**Stated exercise:**
Each line below must be set down exactly; omit any image you find.

**Data listing:**
########
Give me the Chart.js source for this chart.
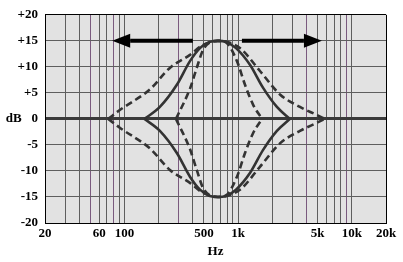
<!DOCTYPE html>
<html>
<head>
<meta charset="utf-8">
<script src="https://cdn.jsdelivr.net/npm/chart.js@4/dist/chart.umd.min.js"></script>
<style>
  html, body { margin: 0; padding: 0; background: #fff; }
  #wrap { width: 403px; height: 262px; }
</style>
</head>
<body>
<div id="wrap"><canvas id="chart" width="403" height="262"></canvas></div>
<script>
'use strict'

// frequencies (Hz) and gains (dB)
const wideFreq = [72, 91, 168, 251, 377, 490, 665, 1038, 1556, 2334, 3500, 4930, 5800]
const wideBoost = [0, 1.7, 5.7, 9.8, 12.3, 14.2, 15, 13.6, 9.2, 4.7, 2.3, 0.75, 0]
const wideCut = [0, -1.7, -5.7, -9.8, -12.3, -14.2, -15, -13.6, -9.2, -4.7, -2.3, -0.75, 0]

const solidFreq = [150, 205, 290, 377, 462, 565, 665, 782, 958, 1271, 1654, 2194, 2856]
const solidBoost = [0, 2.3, 6.6, 11.1, 13.6, 14.8, 15, 14.8, 13.6, 10.4, 6.0, 2.3, 0]
const solidCut = [0, -2.3, -6.6, -11.1, -13.6, -14.8, -15, -14.8, -13.6, -10.4, -6.0, -2.3, 0]

const narrowFreq = [284, 377, 434, 490, 565, 665, 782, 977, 1148, 1350, 1622]
const narrowBoost = [0, 5.8, 9.9, 13.2, 14.7, 15, 14.7, 11.1, 6.6, 2.8, 0]
const narrowCut = [0, -5.8, -9.9, -13.2, -14.7, -15, -14.7, -11.1, -6.6, -2.8, 0]

// arrows at the +15 dB level (Hz)
const arrowFrom = [400, 1080]
const arrowTo = [78, 5460]
const arrowLevel = 15

const gridFreqs = [20, 30, 40, 50, 60, 70, 80, 90, 100, 200, 300, 400, 500, 600, 700, 800, 900,
  1000, 2000, 3000, 4000, 5000, 6000, 7000, 8000, 9000, 10000, 20000]
const tintedFreqs = [50, 80, 300, 4000, 9000]
const xTickValues = [20, 60, 100, 500, 1000, 5000, 10000, 20000]
const xTickLabels = ['20', '60', '100', '500', '1k', '5k', '10k', '20k']
const yTickValues = [-20, -15, -10, -5, 0, 5, 10, 15, 20]
const yTickLabels = ['-20', '-15', '-10', '-5', 'dB   0', '+5', '+10', '+15', '+20']

const pts = (xs, ys) => xs.map((x, i) => ({ x, y: ys[i] }))
const font = { family: 'Liberation Serif', size: 13, weight: 'bold' }

const curve = (xs, ys, dashed) => ({
  data: pts(xs, ys),
  borderColor: '#333333',
  borderWidth: 2.6,
  borderDash: dashed ? [7, 4] : [],
  pointRadius: 0,
  fill: false,
  cubicInterpolationMode: 'monotone'
})

const plotBackground = {
  id: 'plotBackground',
  beforeDraw (chart) {
    const { ctx, chartArea: a } = chart
    ctx.save()
    ctx.fillStyle = '#e2e2e2'
    ctx.fillRect(a.left, a.top, a.right - a.left, a.bottom - a.top)
    ctx.restore()
  }
}

const arrows = {
  id: 'arrows',
  afterDatasetsDraw (chart) {
    const { ctx, scales } = chart
    const y = scales.y.getPixelForValue(arrowLevel)
    ctx.save()
    ctx.fillStyle = '#000'
    ctx.strokeStyle = '#000'
    ctx.lineWidth = 4
    arrowFrom.forEach((f, i) => {
      const x0 = scales.x.getPixelForValue(f)
      const x1 = scales.x.getPixelForValue(arrowTo[i])
      const dir = Math.sign(x1 - x0)
      const headBase = x1 - dir * 18
      ctx.beginPath()
      ctx.moveTo(x0, y)
      ctx.lineTo(headBase, y)
      ctx.stroke()
      ctx.beginPath()
      ctx.moveTo(x1, y)
      ctx.lineTo(headBase, y - 7)
      ctx.lineTo(headBase, y + 7)
      ctx.closePath()
      ctx.fill()
    })
    ctx.restore()
  }
}

new Chart(document.getElementById('chart').getContext('2d'), {
  type: 'scatter',
  data: {
    datasets: [
      curve(wideFreq, wideBoost, true),
      curve(wideFreq, wideCut, true),
      curve(solidFreq, solidBoost, false),
      curve(solidFreq, solidCut, false),
      curve(narrowFreq, narrowBoost, true),
      curve(narrowFreq, narrowCut, true)
    ].map(d => ({ ...d, showLine: true }))
  },
  options: {
    responsive: false,
    animation: false,
    layout: { padding: { left: 0, right: 17, top: 11, bottom: 0 } },
    plugins: {
      legend: { display: false },
      tooltip: { enabled: false }
    },
    scales: {
      x: {
        type: 'logarithmic',
        min: 20,
        max: 20000,
        afterBuildTicks: scale => { scale.ticks = gridFreqs.map(value => ({ value })) },
        afterFit: scale => { scale.height = 39 },
        border: { display: true, color: '#000', width: 1 },
        grid: {
          drawTicks: false,
          lineWidth: 1,
          color: ctx => {
            const v = ctx.tick ? ctx.tick.value : 0
            if (v === 20 || v === 20000) return '#000'
            return tintedFreqs.includes(v) ? '#7a5a7e' : '#5e5e5e'
          }
        },
        ticks: {
          autoSkip: false,
          maxRotation: 0,
          padding: 3,
          color: '#000',
          font,
          callback: value => {
            const i = xTickValues.indexOf(value)
            return i >= 0 ? xTickLabels[i] : ''
          }
        },
        title: { display: true, text: 'Hz', color: '#000', font, padding: { top: 0, bottom: 3 } }
      },
      y: {
        min: -20,
        max: 20,
        afterBuildTicks: scale => { scale.ticks = yTickValues.map(value => ({ value })) },
        afterFit: scale => { scale.width = 45 },
        border: { display: true, color: '#000', width: 1 },
        grid: {
          drawTicks: false,
          lineWidth: ctx => (ctx.tick && ctx.tick.value === 0 ? 3 : 1),
          color: ctx => {
            const v = ctx.tick ? ctx.tick.value : 0
            if (v === 20 || v === -20) return '#000'
            return v === 0 ? '#3a3a3a' : '#5e5e5e'
          }
        },
        ticks: {
          padding: 7,
          color: '#000',
          font,
          callback: value => yTickLabels[yTickValues.indexOf(value)]
        }
      }
    }
  },
  plugins: [plotBackground, arrows]
})
</script>
</body>
</html>
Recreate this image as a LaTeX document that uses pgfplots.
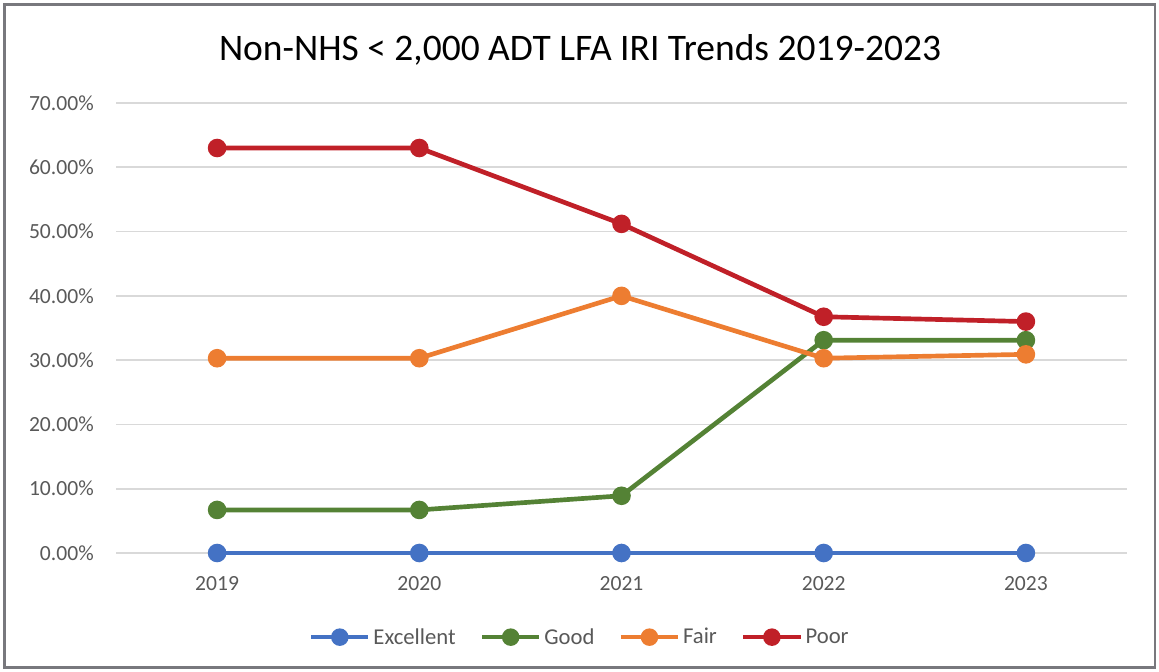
########
**The solution:**
Give me the Chart.js source for this chart.
<!DOCTYPE html>
<html>
<head>
<meta charset="utf-8">
<script src="https://cdn.jsdelivr.net/npm/chart.js@4/dist/chart.umd.min.js"></script>
<style>
  html, body { margin: 0; padding: 0; background: #fff; }
  #wrap { width: 403px; height: 262px; }
</style>
</head>
<body>
<div id="wrap"><canvas id="chart" width="403" height="262"></canvas></div>
<script>
'use strict'

// frequencies (Hz) and gains (dB)
const wideFreq = [72, 91, 168, 251, 377, 490, 665, 1038, 1556, 2334, 3500, 4930, 5800]
const wideBoost = [0, 1.7, 5.7, 9.8, 12.3, 14.2, 15, 13.6, 9.2, 4.7, 2.3, 0.75, 0]
const wideCut = [0, -1.7, -5.7, -9.8, -12.3, -14.2, -15, -13.6, -9.2, -4.7, -2.3, -0.75, 0]

const solidFreq = [150, 205, 290, 377, 462, 565, 665, 782, 958, 1271, 1654, 2194, 2856]
const solidBoost = [0, 2.3, 6.6, 11.1, 13.6, 14.8, 15, 14.8, 13.6, 10.4, 6.0, 2.3, 0]
const solidCut = [0, -2.3, -6.6, -11.1, -13.6, -14.8, -15, -14.8, -13.6, -10.4, -6.0, -2.3, 0]

const narrowFreq = [284, 377, 434, 490, 565, 665, 782, 977, 1148, 1350, 1622]
const narrowBoost = [0, 5.8, 9.9, 13.2, 14.7, 15, 14.7, 11.1, 6.6, 2.8, 0]
const narrowCut = [0, -5.8, -9.9, -13.2, -14.7, -15, -14.7, -11.1, -6.6, -2.8, 0]

// arrows at the +15 dB level (Hz)
const arrowFrom = [400, 1080]
const arrowTo = [78, 5460]
const arrowLevel = 15

const gridFreqs = [20, 30, 40, 50, 60, 70, 80, 90, 100, 200, 300, 400, 500, 600, 700, 800, 900,
  1000, 2000, 3000, 4000, 5000, 6000, 7000, 8000, 9000, 10000, 20000]
const tintedFreqs = [50, 80, 300, 4000, 9000]
const xTickValues = [20, 60, 100, 500, 1000, 5000, 10000, 20000]
const xTickLabels = ['20', '60', '100', '500', '1k', '5k', '10k', '20k']
const yTickValues = [-20, -15, -10, -5, 0, 5, 10, 15, 20]
const yTickLabels = ['-20', '-15', '-10', '-5', 'dB   0', '+5', '+10', '+15', '+20']

const pts = (xs, ys) => xs.map((x, i) => ({ x, y: ys[i] }))
const font = { family: 'Liberation Serif', size: 13, weight: 'bold' }

const curve = (xs, ys, dashed) => ({
  data: pts(xs, ys),
  borderColor: '#333333',
  borderWidth: 2.6,
  borderDash: dashed ? [7, 4] : [],
  pointRadius: 0,
  fill: false,
  cubicInterpolationMode: 'monotone'
})

const plotBackground = {
  id: 'plotBackground',
  beforeDraw (chart) {
    const { ctx, chartArea: a } = chart
    ctx.save()
    ctx.fillStyle = '#e2e2e2'
    ctx.fillRect(a.left, a.top, a.right - a.left, a.bottom - a.top)
    ctx.restore()
  }
}

const arrows = {
  id: 'arrows',
  afterDatasetsDraw (chart) {
    const { ctx, scales } = chart
    const y = scales.y.getPixelForValue(arrowLevel)
    ctx.save()
    ctx.fillStyle = '#000'
    ctx.strokeStyle = '#000'
    ctx.lineWidth = 4
    arrowFrom.forEach((f, i) => {
      const x0 = scales.x.getPixelForValue(f)
      const x1 = scales.x.getPixelForValue(arrowTo[i])
      const dir = Math.sign(x1 - x0)
      const headBase = x1 - dir * 18
      ctx.beginPath()
      ctx.moveTo(x0, y)
      ctx.lineTo(headBase, y)
      ctx.stroke()
      ctx.beginPath()
      ctx.moveTo(x1, y)
      ctx.lineTo(headBase, y - 7)
      ctx.lineTo(headBase, y + 7)
      ctx.closePath()
      ctx.fill()
    })
    ctx.restore()
  }
}

new Chart(document.getElementById('chart').getContext('2d'), {
  type: 'scatter',
  data: {
    datasets: [
      curve(wideFreq, wideBoost, true),
      curve(wideFreq, wideCut, true),
      curve(solidFreq, solidBoost, false),
      curve(solidFreq, solidCut, false),
      curve(narrowFreq, narrowBoost, true),
      curve(narrowFreq, narrowCut, true)
    ].map(d => ({ ...d, showLine: true }))
  },
  options: {
    responsive: false,
    animation: false,
    layout: { padding: { left: 0, right: 17, top: 11, bottom: 0 } },
    plugins: {
      legend: { display: false },
      tooltip: { enabled: false }
    },
    scales: {
      x: {
        type: 'logarithmic',
        min: 20,
        max: 20000,
        afterBuildTicks: scale => { scale.ticks = gridFreqs.map(value => ({ value })) },
        afterFit: scale => { scale.height = 39 },
        border: { display: true, color: '#000', width: 1 },
        grid: {
          drawTicks: false,
          lineWidth: 1,
          color: ctx => {
            const v = ctx.tick ? ctx.tick.value : 0
            if (v === 20 || v === 20000) return '#000'
            return tintedFreqs.includes(v) ? '#7a5a7e' : '#5e5e5e'
          }
        },
        ticks: {
          autoSkip: false,
          maxRotation: 0,
          padding: 3,
          color: '#000',
          font,
          callback: value => {
            const i = xTickValues.indexOf(value)
            return i >= 0 ? xTickLabels[i] : ''
          }
        },
        title: { display: true, text: 'Hz', color: '#000', font, padding: { top: 0, bottom: 3 } }
      },
      y: {
        min: -20,
        max: 20,
        afterBuildTicks: scale => { scale.ticks = yTickValues.map(value => ({ value })) },
        afterFit: scale => { scale.width = 45 },
        border: { display: true, color: '#000', width: 1 },
        grid: {
          drawTicks: false,
          lineWidth: ctx => (ctx.tick && ctx.tick.value === 0 ? 3 : 1),
          color: ctx => {
            const v = ctx.tick ? ctx.tick.value : 0
            if (v === 20 || v === -20) return '#000'
            return v === 0 ? '#3a3a3a' : '#5e5e5e'
          }
        },
        ticks: {
          padding: 7,
          color: '#000',
          font,
          callback: value => yTickLabels[yTickValues.indexOf(value)]
        }
      }
    }
  },
  plugins: [plotBackground, arrows]
})
</script>
</body>
</html>
Recreate this image as a LaTeX document that uses pgfplots.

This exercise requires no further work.